Earlier this week, we wrote the 1964-1971 Pittsburgh Steelers were named the 21st best/worst “anti-dynasty” in league history as one of the ugliest stretches of failure football’s ever seen. And we noted one era was probably going to top it. That’s exactly what happened with Football Outsiders naming the 1933-1943 Pirates/Steelers the seventh-worst “dynasty” ever.

Over the team’s first nine seasons, they went just 25-71-6, a .275 winning percentage. In explaining this miserable pile of failure, author Bryan Knowles noted the team’s poor recruiting strategy hindered the team from fielding a competitive roster.

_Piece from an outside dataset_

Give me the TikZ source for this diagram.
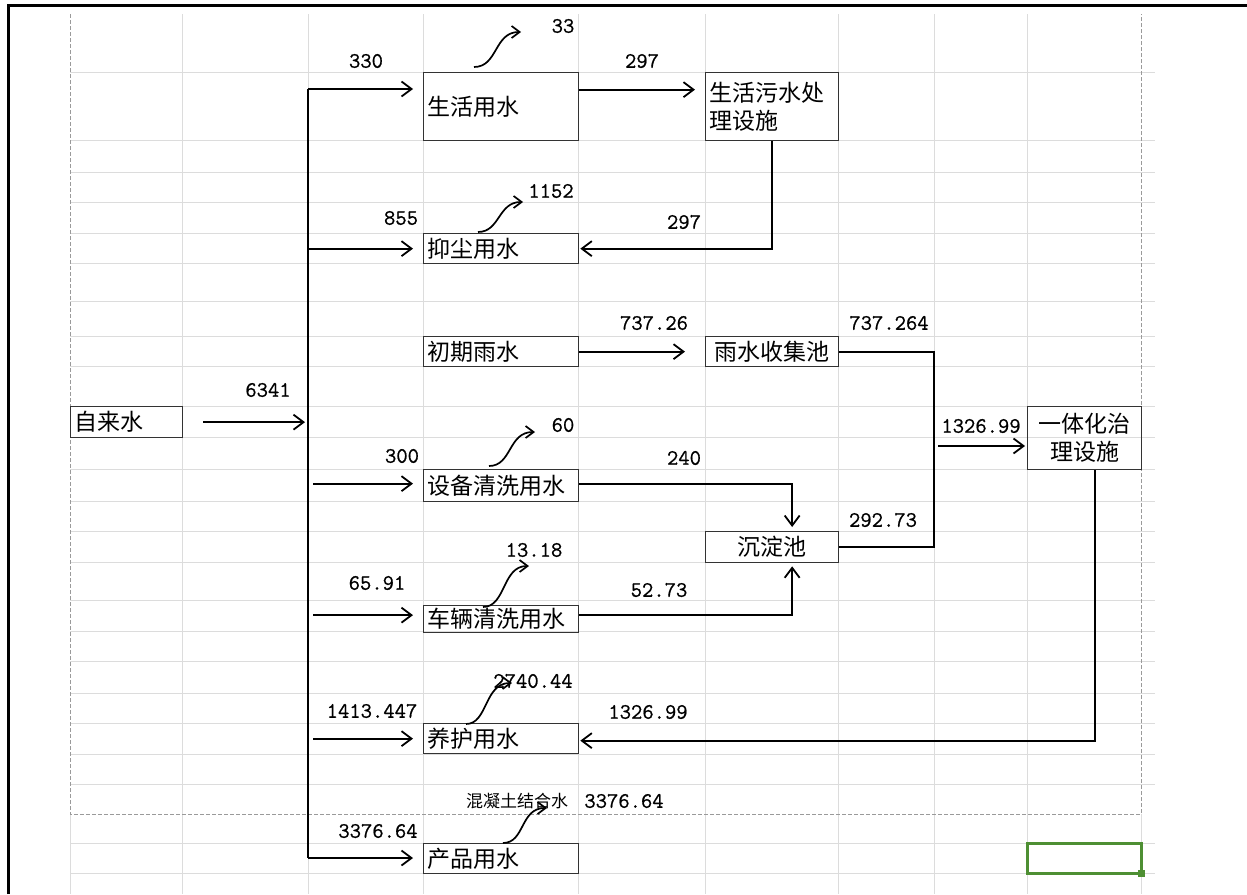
\documentclass[tikz,border=0pt]{standalone}
\usepackage{fontspec}
\newfontfamily\cjk{Noto Sans CJK SC}
\newfontfamily\numfont{lmmono12-regular.otf}[FakeBold=0.8]
\usetikzlibrary{arrows.meta}
\definecolor{gridgray}{HTML}{DCDCDC}
\definecolor{dashgray}{HTML}{9A9A9A}
\definecolor{cellgreen}{HTML}{4E8F33}
\tikzset{
  box/.style={draw=black!80, line width=1.3pt, inner sep=0pt, anchor=north west, font=\cjk\fontsize{23}{28}\selectfont},
  lbox/.style={box, text width=#1, align=left, inner xsep=4pt},
  cbox/.style={box, align=center},
  num/.style={font=\numfont\fontsize{22}{26}\selectfont, inner sep=0pt},
  note/.style={font=\cjk\fontsize{17}{20}\selectfont, inner sep=0pt},
  flow/.style={line width=1.8pt, -{Straight Barb[length=10pt,width=15pt]}},
  pipe/.style={line width=1.8pt},
  wiggle/.style={line width=1.7pt, -{Straight Barb[length=8pt,width=12pt]}},
}

\begin{document}
\begin{tikzpicture}[x=1pt, y=-1pt]
			%%%%% START %%%%%
			\useasboundingbox (0,0) rectangle (1247,894);
			
			% sheet grid
			\foreach \gx in {182,308,423,578,705,838,934,1027}
				\draw[gridgray, line width=0.8pt] (\gx,14) -- (\gx,894);
			\draw[gridgray, line width=0.8pt] (70,814) -- (70,894);
			\draw[gridgray, line width=0.8pt] (1141,814) -- (1141,894);
			\foreach \gy in {72,140,172,202,233,263,301,336,366,406,437,469,501,531,562,600,631,661,693,723,754,784,843,873}
				\draw[gridgray, line width=0.8pt] (70,\gy) -- (1155,\gy);
			
			% print area
			\draw[dashgray, line width=1pt, dash pattern=on 4pt off 2pt] (70,14) -- (70,814) -- (1141,814) -- (1141,14);
			
			% frame
			\draw[line width=3pt] (8,894) -- (8,5) -- (1247,5);
			
			% selected cell
			\draw[cellgreen, line width=3pt] (1027,843) rectangle (1141,873);
			\fill[cellgreen] (1138,870) rectangle (1145,877);
			
			% boxes
			\node[lbox=104pt, minimum height=31pt] (zls) at (70,406) {自来水};
			\node[lbox=147pt, minimum height=68pt] (shys) at (423,72) {生活用水};
			\node[lbox=125pt, minimum height=68pt] (wscl) at (705,72) {生活污水处\\理设施};
			\node[lbox=147pt, minimum height=30pt] (yc) at (423,233) {抑尘用水};
			\node[lbox=147pt, minimum height=30pt] (cqys) at (423,336) {初期雨水};
			\node[cbox, minimum width=133pt, minimum height=30pt] (ysc) at (705,336) {雨水收集池};
			\node[cbox, minimum width=114pt, minimum height=63pt] (ythz) at (1027,406) {一体化治\\理设施};
			\node[lbox=147pt, minimum height=32pt] (sbqx) at (423,469) {设备清洗用水};
			\node[cbox, minimum width=133pt, minimum height=31pt] (cdc) at (705,531) {沉淀池};
			\node[lbox=147pt, minimum height=27pt] (clqx) at (423,605) {车辆清洗用水};
			\node[lbox=147pt, minimum height=30pt] (yhys) at (423,723) {养护用水};
			\node[lbox=147pt, minimum height=30pt] (cpys) at (423,843) {产品用水};
			
			% trunk
			\coordinate (trunk) at (308,89);
			\coordinate (trunkend) at (308,858);
			\coordinate (jn) at (934,446);
			\draw[pipe] (trunk) -- (trunkend);
			\draw[flow, shorten <=20pt, shorten >=3pt] (zls.east) -- (trunk |- zls.east);
			\draw[flow, shorten >=10pt] (trunk) -- (trunk -| shys.west);
			\draw[flow, shorten >=10pt] (trunk |- yc.west) -- (yc.west);
			\draw[flow, shorten <=5pt, shorten >=10pt] ([yshift=2pt]trunk |- sbqx.west) -- ([yshift=2pt]sbqx.west);
			\draw[flow, shorten <=5pt, shorten >=10pt] ([yshift=4pt]trunk |- clqx.west) -- ([yshift=4pt]clqx.west);
			\draw[flow, shorten <=5pt, shorten >=10pt] (trunk |- yhys.west) -- (yhys.west);
			\draw[flow, shorten >=10pt] (trunkend) -- (trunkend -| cpys.west);
			
			% links between units
			\draw[flow, shorten >=10pt] ([yshift=17pt]shys.east) -- ([yshift=17pt]wscl.west);
			\draw[flow, shorten >=1pt] (wscl.south) |- (yc.east);
			\draw[flow, shorten >=20pt] (cqys.east) -- (ysc.west);
			\draw[pipe] (ysc.east) -| (jn) |- (cdc.east);
			\draw[flow, shorten <=4pt, shorten >=2pt] (jn) -- (jn -| ythz.west);
			\draw[flow, shorten >=4pt] ([yshift=2pt]sbqx.east) -| ([xshift=20pt]cdc.north);
			\draw[flow, shorten >=3pt] ([yshift=4pt]clqx.east) -| ([xshift=20pt]cdc.south);
			\draw[pipe, -{Straight Barb[length=10pt,width=15pt]}, shorten >=1pt] ([xshift=10pt]ythz.south) |- ([yshift=-2pt]yhys.east);
			
			% losses
			\draw[wiggle] (474,67) .. controls (498,67) and (494,32) .. (521,32);
			\draw[wiggle] (478,232) .. controls (500,232) and (498,202) .. (523,202);
			\draw[wiggle] (489,466) .. controls (512,466) and (508,432) .. (535,432);
			\draw[wiggle] (483,607) .. controls (506,607) and (502,566) .. (529,566);
			\draw[wiggle] (466,724) .. controls (488,724) and (484,683) .. (512,683);
			\draw[wiggle] (503,843) .. controls (525,843) and (520,808) .. (547,808);
			
			% flow values
			\node[num] (v330) at (366,61) {330};
			\node[num] (v855) at (401,218) {855};
			\node[num] (v6341) at (268,390) {6341};
			\node[num] (v300) at (402,456) {300};
			\node[num] (v6591) at (377,583) {65.91};
			\node[num] (v1413) at (372,711) {1413.447};
			\node[num] (v3376a) at (378,831) {3376.64};
			\node[num] (v33) at (563,26) {33};
			\node[num] (v297a) at (642,61) {297};
			\node[num] (v1152) at (551,191) {1152};
			\node[num] (v297b) at (684,222) {297};
			\node[num] (v73726) at (654,323) {737.26};
			\node[num] (v737264) at (889,323) {737.264};
			\node[num] (v60) at (563,425) {60};
			\node[num] (v240) at (684,458) {240};
			\node[num] (v1326a) at (981,426) {1326.99};
			\node[num] (v29273) at (883,520) {292.73};
			\node[num] (v1318) at (534,550) {13.18};
			\node[num] (v5273) at (659,590) {52.73};
			\node[num] (v2740) at (533,681) {2740.44};
			\node[num] (v1326b) at (648,712) {1326.99};
			\node[note] (jhs) at (517,801) {混凝土结合水};
			\node[num] (v3376b) at (624,801) {3376.64};
			
			%%%%% END %%%%%
\end{tikzpicture}
\end{document}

“The draft wasn’t put into place until 1936, so for the first few years, the Pirates had to try to compete against those three clubs for college players. They didn’t have the reputation or cash to do it, but their actual efforts were rather lackluster as well. They didn’t try to recruit players until after the college season was over, by which time the big clubs had already gotten commitments from pretty much every prospect worth mentioning; by the time the Pirates came a-calling, the cupboards were bare. Also, they didn’t have the money to send someone to watch anything but local games, so they relied on preseason guides (Art Rooney would have loved Football Outsiders Almanac 1934) and on just calling college coaches to ask if anyone was graduating.”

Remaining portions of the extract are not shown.